Over the next 90 days the market should watch for confirmatory filings (Form 4) and for any sizeable block trades in Guidewire that align with the Form 144 filing. If a material portion of the intended sale is executed in a short time frame relative to ADTV, expect transient widening of spreads and potential short-term price weakness. Conversely, absence of execution or staggered sales would reduce the filing's practical impact on the share price.
Longer-term implications for Guidewire depend on whether the filing presages continued insider liquidity or is an isolated event. Recurrent filings by multiple insiders or accelerated sales clustered near earnings could be interpreted as a negative signal; a one-off filing followed by minimal execution is not. For portfolio managers concerned about exposure, the prudent monitoring is: (1) watch for Form 4 confirmations, (2) quantify execution relative to ADTV and free float, and (3) reassess position sizing only if executions materially change the ownership landscape.
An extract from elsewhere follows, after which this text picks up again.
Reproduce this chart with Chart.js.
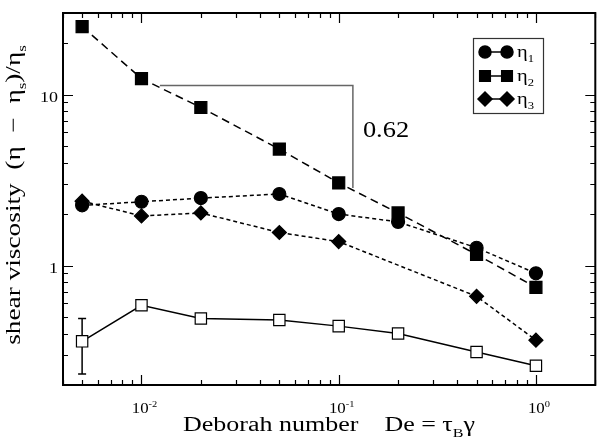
<!DOCTYPE html>
<html>
<head>
<meta charset="utf-8">
<script src="https://cdn.jsdelivr.net/npm/chart.js@4/dist/chart.umd.min.js"></script>
<style>
  html, body { margin: 0; padding: 0; background: #fff; }
  canvas { display: block; }
</style>
</head>
<body>
<canvas id="chart" width="605" height="442"></canvas>
<script>
// Deborah numbers (x)
const deborah = [0.005, 0.01, 0.02, 0.05, 0.1, 0.2, 0.5, 1];

// viscosity series
const eta1 = [2.25, 2.36, 2.48, 2.62, 2.0, 1.80, 1.27, 0.90];
const eta2 = [25.0, 12.4, 8.4, 4.8, 3.04, 2.03, 1.16, 0.745];
const eta3 = [2.38, 1.95, 2.03, 1.56, 1.38, null, 0.66, 0.366];
const etaOpen = [0.36, 0.585, 0.49, 0.48, 0.442, 0.40, 0.312, 0.259];

// error bar on the open squares (only first point)
const errLow = [0.232, null, null, null, null, null, null, null];
const errHigh = [0.49, null, null, null, null, null, null, null];

// slope guide
const slopeX = [0.0124, 0.118, 0.118];
const slopeY = [11.3, 11.3, 2.84];
const slopeLabel = '0.62';

// axes
const xRange = [0.004, 2];
const yRange = [0.2, 30];
const xTickValues = [0.01, 0.1, 1];
const xTickExps = ['-2', '-1', '0'];
const yTickValues = [1, 10];
const yTickLabels = ['1', '10'];

const legendNames = ['1', '2', '3'];

const serif = '"Liberation Serif", "Times New Roman", serif';
// text in the figure is wider than plain Times
const HS = 1.3;

function toPoints(xs, ys) {
    return xs.map((x, i) => ({ x: x, y: ys[i] }));
}

// draw text with sub/superscripts: parts = [[text, mode], ...]
function drawRich(ctx, parts, x, y, size, align, hs) {
    hs = hs || HS;
    let total = 0;
    const widths = parts.map(([t, mode]) => {
        const s = Math.round((mode ? size * 0.62 : size) * 10) / 10;
        ctx.font = s + 'px ' + serif;
        const w = ctx.measureText(t).width;
        total += w;
        return w;
    });
    let cx = 0;
    if (align === 'center') cx = -total / 2;
    if (align === 'right') cx = -total;
    ctx.save();
    ctx.translate(x, y);
    ctx.scale(hs, 1);
    ctx.textAlign = 'left';
    ctx.textBaseline = 'alphabetic';
    parts.forEach(([t, mode], i) => {
        const s = Math.round((mode ? size * 0.62 : size) * 10) / 10;
        ctx.font = s + 'px ' + serif;
        let dy = 0;
        if (mode === 'sub') dy = size * 0.3;
        if (mode === 'sup') dy = -size * 0.45;
        ctx.fillText(t, cx, dy);
        cx += widths[i];
    });
    ctx.restore();
}

function logTicks(min, max) {
    const out = [];
    for (let d = Math.floor(Math.log10(min)); d <= Math.ceil(Math.log10(max)); d++) {
        for (let k = 1; k <= 9; k++) {
            const v = k * Math.pow(10, d);
            if (v >= min * 0.999 && v <= max * 1.001) out.push({ v: v, major: k === 1 });
        }
    }
    return out;
}

const errorBars = {
    id: 'errorBars',
    beforeDatasetsDraw(chart) {
        const { ctx, scales } = chart;
        ctx.save();
        ctx.strokeStyle = '#000';
        ctx.lineWidth = 1.5;
        deborah.forEach((x, i) => {
            if (errLow[i] == null) return;
            const px = scales.x.getPixelForValue(x);
            const y1 = scales.y.getPixelForValue(errLow[i]);
            const y2 = scales.y.getPixelForValue(errHigh[i]);
            ctx.beginPath();
            ctx.moveTo(px, y1); ctx.lineTo(px, y2);
            ctx.moveTo(px - 4, y1); ctx.lineTo(px + 4, y1);
            ctx.moveTo(px - 4, y2); ctx.lineTo(px + 4, y2);
            ctx.stroke();
        });
        ctx.restore();
    }
};

const frameAndLabels = {
    id: 'frameAndLabels',
    afterDraw(chart) {
        const { ctx, chartArea: a, scales } = chart;
        ctx.save();
        ctx.fillStyle = '#000';
        ctx.strokeStyle = '#000';

        // ticks (inward, all four sides)
        ctx.lineWidth = 1.2;
        ctx.beginPath();
        logTicks(xRange[0], xRange[1]).forEach(t => {
            const px = Math.round(scales.x.getPixelForValue(t.v)) + 0.5;
            const len = t.major ? 10 : 5;
            ctx.moveTo(px, a.bottom); ctx.lineTo(px, a.bottom - len);
            ctx.moveTo(px, a.top); ctx.lineTo(px, a.top + len);
        });
        logTicks(yRange[0], yRange[1]).forEach(t => {
            const py = Math.round(scales.y.getPixelForValue(t.v)) + 0.5;
            const len = t.major ? 10 : 5;
            ctx.moveTo(a.left, py); ctx.lineTo(a.left + len, py);
            ctx.moveTo(a.right, py); ctx.lineTo(a.right - len, py);
        });
        ctx.stroke();

        // frame
        ctx.lineWidth = 2;
        ctx.strokeRect(a.left, a.top, a.right - a.left, a.bottom - a.top);

        // tick labels
        xTickValues.forEach((v, i) => {
            const px = scales.x.getPixelForValue(v);
            drawRich(ctx, [['10', ''], [xTickExps[i], 'sup']], px + 3, a.bottom + 28, 14, 'center', 1.2);
        });
        yTickValues.forEach((v, i) => {
            const py = scales.y.getPixelForValue(v);
            drawRich(ctx, [[yTickLabels[i], '']], a.left - 5, py + 7, 15, 'right', 1.2);
        });

        // axis titles
        drawRich(ctx, [['Deborah number    De = τ', ''], ['B', 'sub'], ['γ', '']],
            329, 431, 20, 'center');
        ctx.save();
        ctx.translate(20, 195);
        ctx.rotate(-Math.PI / 2);
        drawRich(ctx, [['shear viscosity  (η  −  η', ''], ['s', 'sub'], [')/η', ''], ['s', 'sub']],
            0, 0, 21, 'center');
        ctx.restore();

        // slope label
        const sx = scales.x.getPixelForValue(slopeX[1]);
        drawRich(ctx, [[slopeLabel, '']], sx + 10, 137, 24, 'left', 1.1);

        // legend
        const lx = 473, ly = 38, lw = 70, lh = 75;
        ctx.lineWidth = 1.2;
        ctx.strokeStyle = '#333';
        ctx.strokeRect(lx + 0.5, ly + 0.5, lw, lh);
        const styles = ['circle', 'rect', 'rectRot'];
        const radii = [6, 7.5, 7];
        const rows = [52, 76, 99];
        styles.forEach((st, i) => {
            const yy = rows[i];
            ctx.strokeStyle = '#000';
            ctx.lineWidth = 1.5;
            ctx.beginPath();
            ctx.moveTo(lx + 12, yy); ctx.lineTo(lx + 34, yy);
            ctx.stroke();
            ctx.fillStyle = '#000';
            Chart.helpers.drawPoint(ctx, { pointStyle: st, radius: radii[i], borderWidth: 1 }, lx + 12, yy);
            Chart.helpers.drawPoint(ctx, { pointStyle: st, radius: radii[i], borderWidth: 1 }, lx + 34, yy);
            ctx.fillStyle = '#000';
            drawRich(ctx, [['η', ''], [legendNames[i], 'sub']], lx + 44, yy + 5, 17, 'left', 1.2);
        });
        ctx.restore();
    }
};

function series(data, style, radius, dash, fill) {
    return {
        data: toPoints(deborah, data),
        showLine: true,
        spanGaps: true,
        borderColor: '#000',
        borderWidth: 1.5,
        borderDash: dash,
        pointStyle: style,
        pointRadius: radius,
        pointHoverRadius: radius,
        pointBackgroundColor: fill,
        pointBorderColor: '#000',
        pointBorderWidth: 1.2,
        fill: false
    };
}

const ctx = document.getElementById('chart').getContext('2d');
new Chart(ctx, {
    type: 'scatter',
    data: {
        datasets: [
            series(eta1, 'circle', 6.5, [4, 3], '#000'),
            series(eta2, 'rect', 8.5, [8, 5], '#000'),
            series(eta3, 'rectRot', 7, [4, 3], '#000'),
            series(etaOpen, 'rect', 8, [], '#fff'),
            {
                data: toPoints(slopeX, slopeY),
                showLine: true,
                borderColor: '#666',
                borderWidth: 1.5,
                pointRadius: 0,
                fill: false
            }
        ]
    },
    options: {
        responsive: false,
        animation: false,
        devicePixelRatio: 1,
        layout: { padding: { left: 63, right: 9, top: 13, bottom: 57 } },
        plugins: {
            legend: { display: false },
            tooltip: { enabled: false }
        },
        scales: {
            x: { type: 'logarithmic', min: xRange[0], max: xRange[1], display: false },
            y: { type: 'logarithmic', min: yRange[0], max: yRange[1], display: false }
        }
    },
    plugins: [errorBars, frameAndLabels]
});
</script>
</body>
</html>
From a governance standpoint, persistent insider selling at executive levels should prompt engagement questions to the company on succession, incentive design and capital allocation priorities. That is a governance exercise separate from immediate trading tactics but critical for longer-term investors evaluating management alignment.
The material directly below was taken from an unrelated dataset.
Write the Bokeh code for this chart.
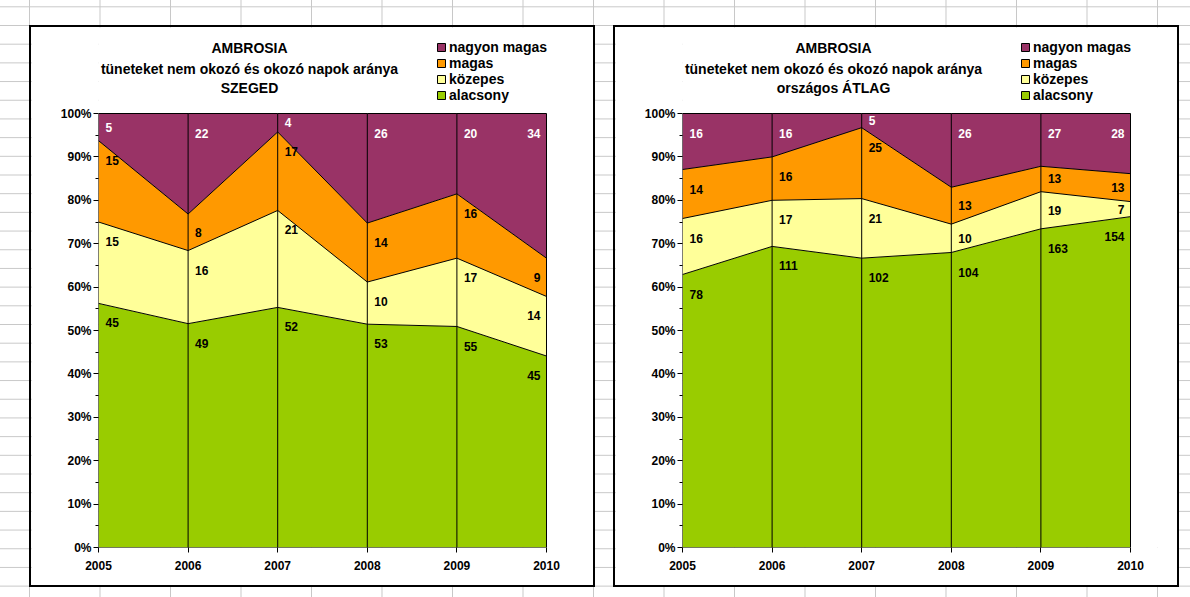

Guidewire's Form 144 filing on Apr 13, 2026 warrants monitoring but is not in itself dispositive of material company weakness; watch for Form 4 confirmations and execution size relative to ADTV over the next 90 days. Institutional investors should treat the filing as an information event that reduces uncertainty, then act only on confirmed execution metrics and repeated disclosure patterns.
Disclaimer: This article is for informational purposes only and does not constitute investment advice.
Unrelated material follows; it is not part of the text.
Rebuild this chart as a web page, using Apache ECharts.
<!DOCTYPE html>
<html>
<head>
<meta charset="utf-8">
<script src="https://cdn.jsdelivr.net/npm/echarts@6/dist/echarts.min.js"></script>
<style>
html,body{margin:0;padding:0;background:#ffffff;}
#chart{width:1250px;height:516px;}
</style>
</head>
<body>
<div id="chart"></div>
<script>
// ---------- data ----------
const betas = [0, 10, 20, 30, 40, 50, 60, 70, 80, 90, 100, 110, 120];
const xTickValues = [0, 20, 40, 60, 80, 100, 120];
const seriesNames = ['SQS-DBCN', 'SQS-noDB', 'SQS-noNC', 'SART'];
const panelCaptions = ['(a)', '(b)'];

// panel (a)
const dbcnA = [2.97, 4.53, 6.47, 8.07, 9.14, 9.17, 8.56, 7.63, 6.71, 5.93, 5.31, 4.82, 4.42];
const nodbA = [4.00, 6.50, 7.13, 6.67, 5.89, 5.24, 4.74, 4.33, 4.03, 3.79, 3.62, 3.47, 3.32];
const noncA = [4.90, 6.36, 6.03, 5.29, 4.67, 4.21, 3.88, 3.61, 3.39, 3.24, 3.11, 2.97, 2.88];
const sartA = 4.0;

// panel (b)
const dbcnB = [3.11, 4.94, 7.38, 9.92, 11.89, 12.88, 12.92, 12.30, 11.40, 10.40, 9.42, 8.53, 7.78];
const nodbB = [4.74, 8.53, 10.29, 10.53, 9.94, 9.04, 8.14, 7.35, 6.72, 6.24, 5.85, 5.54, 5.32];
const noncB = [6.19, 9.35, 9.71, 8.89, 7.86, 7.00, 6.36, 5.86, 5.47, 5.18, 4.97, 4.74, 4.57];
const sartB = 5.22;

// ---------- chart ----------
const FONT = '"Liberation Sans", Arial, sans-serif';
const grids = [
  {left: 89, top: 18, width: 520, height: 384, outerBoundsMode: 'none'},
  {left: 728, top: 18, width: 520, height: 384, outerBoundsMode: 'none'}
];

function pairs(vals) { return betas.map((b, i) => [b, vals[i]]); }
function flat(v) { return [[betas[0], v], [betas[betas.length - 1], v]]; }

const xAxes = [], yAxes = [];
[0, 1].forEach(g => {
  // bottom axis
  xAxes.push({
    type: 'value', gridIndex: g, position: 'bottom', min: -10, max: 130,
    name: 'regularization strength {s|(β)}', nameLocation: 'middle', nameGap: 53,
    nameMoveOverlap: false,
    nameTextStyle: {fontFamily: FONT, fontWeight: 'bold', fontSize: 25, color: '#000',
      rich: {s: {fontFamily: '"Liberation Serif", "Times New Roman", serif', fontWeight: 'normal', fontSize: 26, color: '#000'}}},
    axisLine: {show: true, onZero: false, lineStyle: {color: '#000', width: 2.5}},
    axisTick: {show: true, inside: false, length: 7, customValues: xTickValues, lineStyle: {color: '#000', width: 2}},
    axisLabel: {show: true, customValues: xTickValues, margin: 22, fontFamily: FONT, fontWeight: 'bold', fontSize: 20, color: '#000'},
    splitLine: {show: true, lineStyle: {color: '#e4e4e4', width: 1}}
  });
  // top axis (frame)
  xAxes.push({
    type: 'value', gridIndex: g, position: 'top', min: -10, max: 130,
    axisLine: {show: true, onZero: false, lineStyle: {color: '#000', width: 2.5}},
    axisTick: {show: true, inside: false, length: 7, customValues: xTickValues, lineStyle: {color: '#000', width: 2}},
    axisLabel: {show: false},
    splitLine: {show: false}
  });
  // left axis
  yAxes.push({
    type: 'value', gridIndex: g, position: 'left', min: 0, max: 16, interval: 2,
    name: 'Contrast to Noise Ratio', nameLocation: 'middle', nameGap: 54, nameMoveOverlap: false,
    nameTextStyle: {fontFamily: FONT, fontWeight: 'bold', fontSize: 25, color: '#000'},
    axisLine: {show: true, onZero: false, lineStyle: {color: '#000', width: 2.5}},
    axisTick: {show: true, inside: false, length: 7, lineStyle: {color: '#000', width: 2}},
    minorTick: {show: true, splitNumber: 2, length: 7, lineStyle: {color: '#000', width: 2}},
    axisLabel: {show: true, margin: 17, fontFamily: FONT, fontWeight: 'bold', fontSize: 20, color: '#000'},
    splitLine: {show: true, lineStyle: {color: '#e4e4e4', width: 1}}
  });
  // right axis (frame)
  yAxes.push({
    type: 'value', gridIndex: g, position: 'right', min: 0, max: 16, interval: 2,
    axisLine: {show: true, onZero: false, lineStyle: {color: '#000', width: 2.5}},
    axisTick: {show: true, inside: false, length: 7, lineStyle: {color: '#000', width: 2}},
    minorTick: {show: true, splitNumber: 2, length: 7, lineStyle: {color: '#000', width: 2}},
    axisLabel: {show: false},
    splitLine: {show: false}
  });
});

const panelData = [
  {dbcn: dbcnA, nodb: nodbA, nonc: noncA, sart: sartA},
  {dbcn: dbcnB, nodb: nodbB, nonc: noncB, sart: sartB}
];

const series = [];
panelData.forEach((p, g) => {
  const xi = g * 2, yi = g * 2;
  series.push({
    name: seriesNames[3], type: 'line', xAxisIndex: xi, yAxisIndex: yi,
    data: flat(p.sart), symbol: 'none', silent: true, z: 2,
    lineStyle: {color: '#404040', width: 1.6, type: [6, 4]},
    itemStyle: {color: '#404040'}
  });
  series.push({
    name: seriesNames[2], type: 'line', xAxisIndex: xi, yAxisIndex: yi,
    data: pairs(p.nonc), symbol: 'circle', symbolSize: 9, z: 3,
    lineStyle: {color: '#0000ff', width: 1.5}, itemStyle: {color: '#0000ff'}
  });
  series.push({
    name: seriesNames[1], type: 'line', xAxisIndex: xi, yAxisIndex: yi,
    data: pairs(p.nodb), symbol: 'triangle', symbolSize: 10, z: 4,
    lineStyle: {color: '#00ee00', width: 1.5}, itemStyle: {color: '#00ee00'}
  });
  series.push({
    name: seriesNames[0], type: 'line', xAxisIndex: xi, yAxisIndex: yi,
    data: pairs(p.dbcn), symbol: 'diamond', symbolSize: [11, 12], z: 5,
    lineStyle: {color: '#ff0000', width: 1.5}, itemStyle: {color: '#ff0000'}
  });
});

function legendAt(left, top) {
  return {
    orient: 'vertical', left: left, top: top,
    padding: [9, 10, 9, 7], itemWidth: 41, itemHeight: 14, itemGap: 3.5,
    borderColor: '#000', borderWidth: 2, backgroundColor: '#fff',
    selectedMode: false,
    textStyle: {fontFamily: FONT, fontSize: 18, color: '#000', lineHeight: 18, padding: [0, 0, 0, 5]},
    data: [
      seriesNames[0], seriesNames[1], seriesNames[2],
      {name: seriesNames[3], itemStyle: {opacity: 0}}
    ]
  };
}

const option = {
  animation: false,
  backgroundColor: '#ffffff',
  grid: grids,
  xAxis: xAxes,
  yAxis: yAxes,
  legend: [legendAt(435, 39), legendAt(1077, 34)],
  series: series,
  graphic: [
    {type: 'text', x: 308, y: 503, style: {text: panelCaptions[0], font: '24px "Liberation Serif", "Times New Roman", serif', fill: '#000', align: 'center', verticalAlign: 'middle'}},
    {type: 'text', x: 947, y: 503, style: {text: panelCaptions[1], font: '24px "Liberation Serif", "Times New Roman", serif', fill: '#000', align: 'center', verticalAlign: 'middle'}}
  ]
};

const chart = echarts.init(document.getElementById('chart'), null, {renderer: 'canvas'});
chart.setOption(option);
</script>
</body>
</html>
Q: How does a Form 144 differ from a Form 4?
A: A Form 144 is a notice of an intended sale of restricted or control securities when the proposed sale exceeds 5,000 shares or $50,000 in value; it sets a 90-day monitoring window. A Form 4 reports actual insider transactions by officers, directors and 10% shareholders under Section 16 and confirms execution and price. The sequence — Form 144 then Form 4 — is therefore important for confirming intent versus action.
Q: What practical steps should trading desks take after a Form 144 is filed?
A: Trading desks should (1) flag the stock for a 90-day watch, (2) monitor trade prints and block-trade reports for execution, (3) quantify any executed volume as a percentage of ADTV and free float, and (4) await any Form 4 filings before altering core portfolio positions. These steps convert a disclosure into a measurable market-impact assessment.
Q: Historically, do Form 144 filings predict long-term underperformance?
A: Empirical evidence is mixed: isolated Form 144 filings driven by option exercises or personal liquidity needs have limited predictive power for long-term performance, whereas clustered insider selling aligned with negative operational news tends to coincide with subsequent underperformance. The predictive value increases when filings are large relative to float or accompanied by other adverse disclosures.